I've made a few changes to the site lately. First, a simple update: I got behind in updating the topic archives, but they have now been brought up to date through the beginning of March. Next, I decided to eliminate the page on environmental design and instead fold those posts into the sections on the Graphic Arts (the "designed environment" posts) or Games (the "virtual world" posts). The Graphic Arts section has been renamed Art and Design to accomodate its expanded focus.
The other major change is that I've renamed the section that used to be called Hypertext. It is now called Literature. When I began this blog, I envisioned that I would be spending more time reviewing experimental online literature in this section. However, I have in fact been more interested in serials, including print as well as electronic texts, so I have opted for a more inclusive title.


My Handspring Visor has provided my with plenty of entertainment over the years, which is why I was pleased to discover [re]distributions, a site that gathers together unusual and artistic projects designed for PDAs and other small-screen mobile devices.
I am enthusiastic about Tom Kemp's creation of the first-ever PDA painting.
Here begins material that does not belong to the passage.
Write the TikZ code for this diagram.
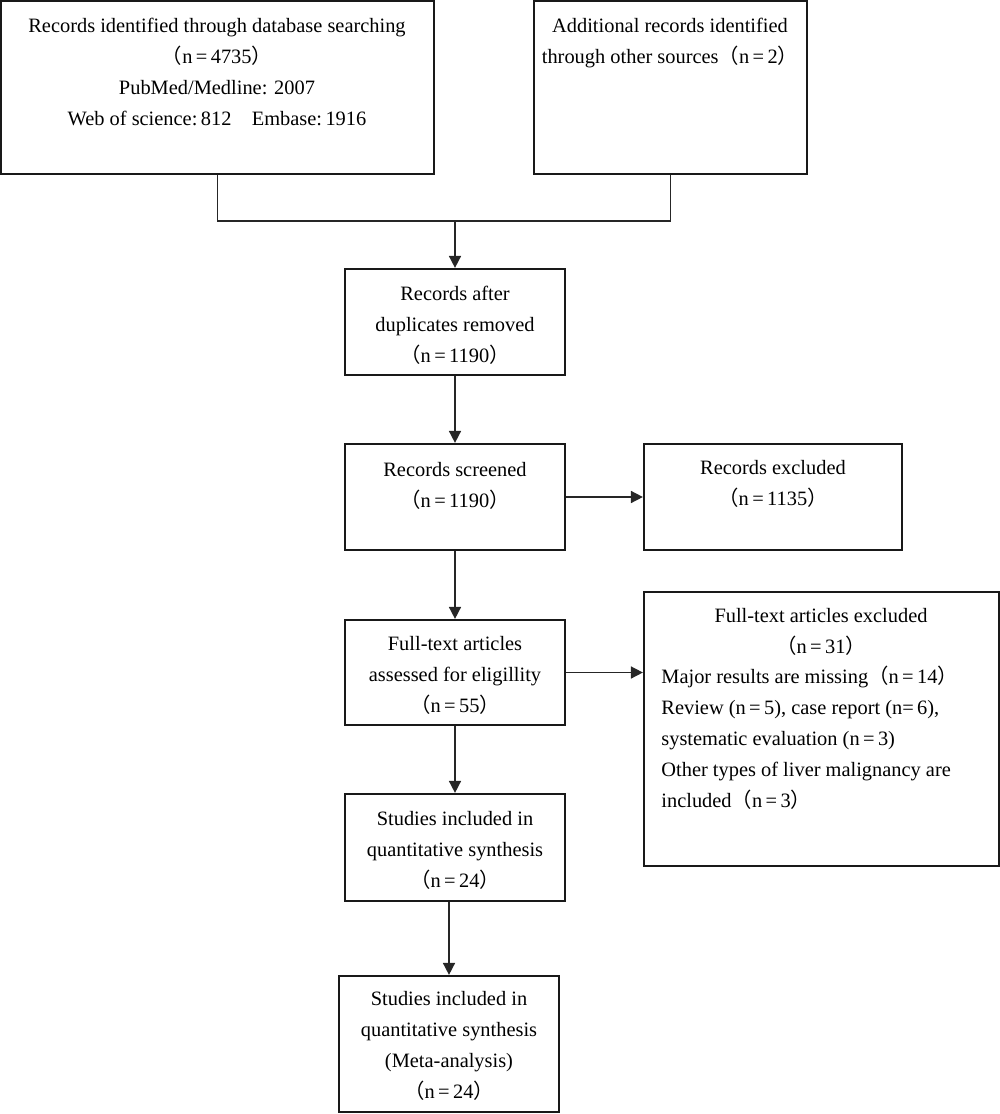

The work has been assembled from a sequence of drawings made with TealPoint Software. It's good to see this utilitarian device harnassed for more offbeat purposes.
I also have admiration for gameboy_ultraF_uk, a Gameboy emulator for the Palm OS that has been "pathologically" coded to degrade over time. The color screen shots are quite beautiful, although I doubt I'd actually have the guts to load it on my device.

Garner/Croft Connection

Is it just me, or has anyone else noticed how much Jennifer Garner, the lead on my new favorite TV show, Alias, resembles Lara Croft? I don't mean to diss Angelina Jolie, who did an admirable job in the movie Tomb Raider, but Jolie is all about fullness, and ripeness, and excessive curvature, whereas Garner has a lean angularity that more closely approximates the polygonal babitude that is Lara.
Actually, I think all of Alias resembles a video game: the gadgets, the weaponry, the missions, the pacing, and especially the high-stakes "puzzles" that are so much a part of the show. Plus, I can't get the theme song out of mind.
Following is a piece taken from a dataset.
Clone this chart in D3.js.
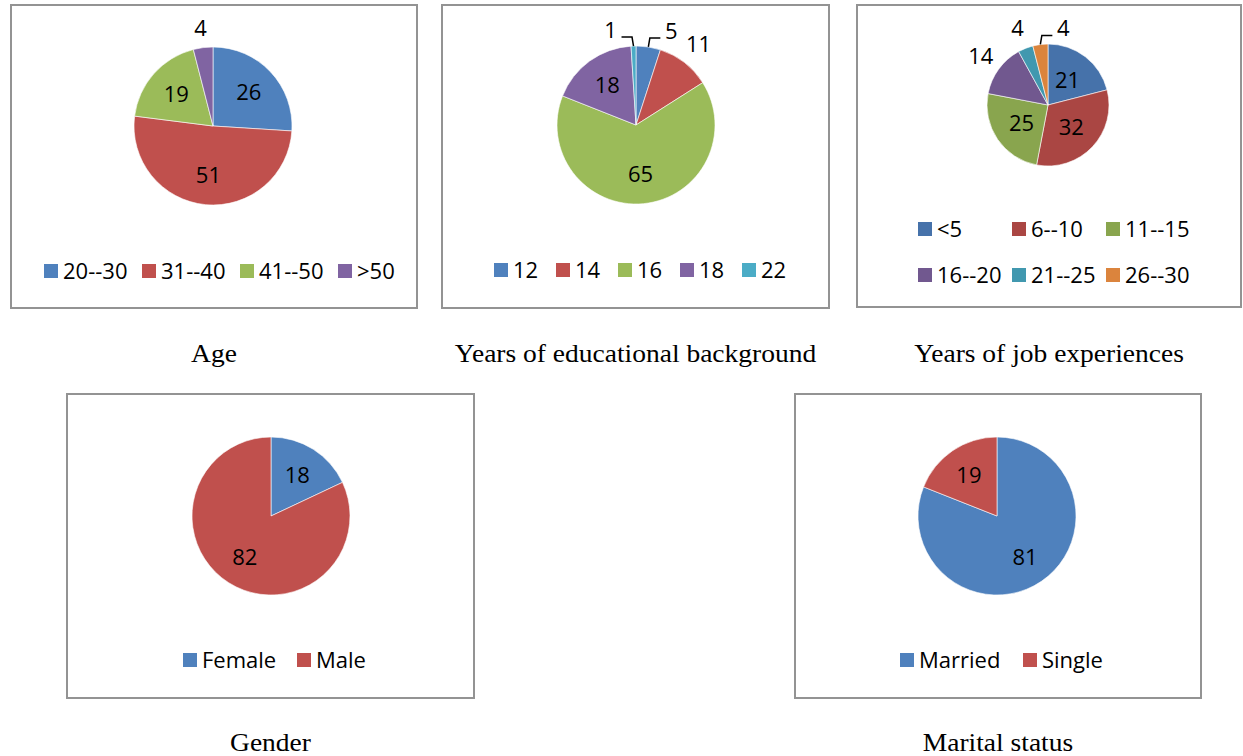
<!DOCTYPE html>
<html>
<head>
<meta charset="utf-8">
<script src="https://cdn.jsdelivr.net/npm/d3@7"></script>
<style>
  html, body { margin: 0; padding: 0; background: #fff; }
  svg { display: block; }
</style>
</head>
<body>
<script>
// ---------------- DATA ----------------
const ageCategories = ["20--30", "31--40", "41--50", ">50"];
const ageValues = [26, 51, 19, 4];

const eduCategories = ["12", "14", "16", "18", "22"];
const eduValues = [5, 11, 65, 18, 1];

const jobCategories = ["<5", "6--10", "11--15", "16--20", "21--25", "26--30"];
const jobValues = [21, 32, 25, 14, 4, 4];

const genderCategories = ["Female", "Male"];
const genderValues = [18, 82];

const maritalCategories = ["Married", "Single"];
const maritalValues = [81, 19];

const captions = ["Age", "Years of educational background", "Years of job experiences", "Gender", "Marital status"];

// ---------------- STYLE ----------------
const officeColors = ["#4F81BD", "#C0504D", "#9BBB59", "#8064A2", "#4BACC6", "#F79646"];
const darkColors = ["#4672AA", "#AA4643", "#89A54E", "#71588F", "#4198AF", "#DB843D"];
const sansFont = "'Open Sans', 'Noto Sans', sans-serif";
const serifFont = "'Liberation Serif', 'Times New Roman', serif";

const W = 1243, H = 756;
const svg = d3.select("body").append("svg").attr("width", W).attr("height", H);

// ---------------- PANEL LAYOUT ----------------
const panels = [
  { cats: ageCategories, vals: ageValues, colors: officeColors,
    box: [11, 5, 417, 308], cx: 213, cy: 126, r: 79,
    modes: ["in", "in", "in", "out"], inR: 49, outR: 99,
    legend: { x0: 44, cellW: 98, perRow: 4, ys: [271] },
    caption: captions[0], capY: 362 },
  { cats: eduCategories, vals: eduValues, colors: officeColors,
    box: [442, 5, 829, 308], cx: 636, cy: 125, r: 79,
    modes: ["lead+", "out", "in", "in", "lead-"], inR: 49, outR: 102,
    legend: { x0: 494, cellW: 62, perRow: 5, ys: [270] },
    caption: captions[1], capY: 362 },
  { cats: jobCategories, vals: jobValues, colors: darkColors,
    box: [857, 5, 1241, 307], cx: 1048, cy: 105, r: 61,
    modes: ["in", "in", "in", "out", "out", "lead+"], inR: 32, outR: 83,
    legend: { x0: 918, cellW: 94, perRow: 3, ys: [229, 275] },
    caption: captions[2], capY: 362 },
  { cats: genderCategories, vals: genderValues, colors: officeColors,
    box: [67, 394, 474, 698], cx: 271, cy: 516, r: 79,
    modes: ["in", "in"], inR: 49, outR: 99,
    legend: { x0: 183, cellW: 114, perRow: 2, ys: [660] },
    caption: captions[3], capY: 751 },
  { cats: maritalCategories, vals: maritalValues, colors: officeColors,
    box: [795, 394, 1201, 698], cx: 997, cy: 516, r: 79,
    modes: ["in", "in"], inR: 50, outR: 99,
    legend: { x0: 900, cellW: 123, perRow: 2, ys: [660] },
    caption: captions[4], capY: 751 }
];

const pie = d3.pie().sort(null).value(d => d);

panels.forEach(p => {
  const [x1, y1, x2, y2] = p.box;
  const g = svg.append("g");

  // chart frame
  g.append("rect")
    .attr("x", x1).attr("y", y1)
    .attr("width", x2 - x1).attr("height", y2 - y1)
    .attr("fill", "#fff")
    .attr("stroke", "#939393").attr("stroke-width", 2);

  const color = d3.scaleOrdinal().domain(p.cats).range(p.colors);
  const arcs = pie(p.vals);
  const arc = d3.arc().innerRadius(0).outerRadius(p.r);
  const inArc = d3.arc().innerRadius(p.inR).outerRadius(p.inR);
  const outArc = d3.arc().innerRadius(p.outR).outerRadius(p.outR);
  const edgeArc = d3.arc().innerRadius(p.r).outerRadius(p.r);

  const pg = g.append("g").attr("transform", `translate(${p.cx},${p.cy})`);

  pg.selectAll("path.slice")
    .data(arcs)
    .join("path")
    .attr("class", "slice")
    .attr("d", arc)
    .attr("fill", (d, i) => color(p.cats[i]))
    .attr("stroke", "#fff")
    .attr("stroke-width", 0.6);

  // data labels
  arcs.forEach((d, i) => {
    const mode = p.modes[i];
    let lx, ly;
    if (mode === "in") {
      [lx, ly] = inArc.centroid(d);
    } else if (mode === "out") {
      [lx, ly] = outArc.centroid(d);
    } else {
      const sign = mode === "lead+" ? 1 : -1;
      const [ex, ey] = edgeArc.centroid(d);
      lx = ex + sign * 23;
      ly = ey - 16;
      pg.append("path")
        .attr("d", d3.line()([[ex, ey], [ex + sign * 1.5, ey - 9], [ex + sign * 12, ey - 9]]))
        .attr("fill", "none")
        .attr("stroke", "#000")
        .attr("stroke-width", 1.5);
    }
    pg.append("text")
      .attr("x", lx).attr("y", ly)
      .attr("dy", "0.36em")
      .attr("text-anchor", "middle")
      .attr("font-family", sansFont)
      .attr("font-size", 22)
      .attr("fill", "#000")
      .text(p.vals[i]);
  });

  // legend
  const lg = g.append("g");
  p.cats.forEach((c, i) => {
    const row = Math.floor(i / p.legend.perRow);
    const col = i % p.legend.perRow;
    const x = p.legend.x0 + col * p.legend.cellW;
    const y = p.legend.ys[row];
    lg.append("rect")
      .attr("x", x).attr("y", y - 7)
      .attr("width", 14).attr("height", 14)
      .attr("fill", color(c));
    lg.append("text")
      .attr("x", x + 19).attr("y", y)
      .attr("dy", "0.36em")
      .attr("font-family", sansFont)
      .attr("font-size", 22)
      .attr("fill", "#000")
      .text(c);
  });

  // caption below frame
  svg.append("text")
    .attr("transform", `translate(${(x1 + x2) / 2},${p.capY}) scale(1.1,1)`)
    .attr("text-anchor", "middle")
    .attr("font-family", serifFont)
    .attr("font-size", 25)
    .attr("fill", "#000")
    .text(p.caption);
});
</script>
</body>
</html>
It's just a jump to the left

And a step to the right.
I don't usually post quiz results here--mainly because it has nothing to do with the topic of this site, but also because I am so often disappointed by the results. For example, I took the "Which Sanrio Character Are You?" quiz in the hopes that I would be my favorite chracter, Chococat, but instead I was the naughty penguin, Batz Maru. Well, I suppose I shouldn't be surprised at that.
But this time, it all seemed to go my way...

Which Rocky character are you?

Movable comics

There's an interesting project going on over at waferbaby's web site--you can read or contribute to a series of comics built by multiple authors one panel at a time. Each author see only the previous panel in deciding what to contribute. As a result, the final strip often looks like a visual game of "six degrees of separation," only in reverse. By reading the comic, the reader can follow the process by which author 6, for example, chose R2-D2 as his subject when the strip actually began with author 1 contributing an image of, say, John McCain. In other instances, the strips read decidely like non-sequential art, that is, they develop mainly through a series of non sequitors, occasionally with amusing results.

Animated beauties

While browsing in a bookstore recently, I ran across the title Digital Beauties, a doorstop of a book published by Taschen. It's a beautiful and exhaustive book, showcasing the considerable quantity of work that's been done creating 3D female personalities. However lovely the images, what struck me more than anything was the book's sheer size. It made me marvel to think how much the desire to represent the female form has driven this nascent artistic technology.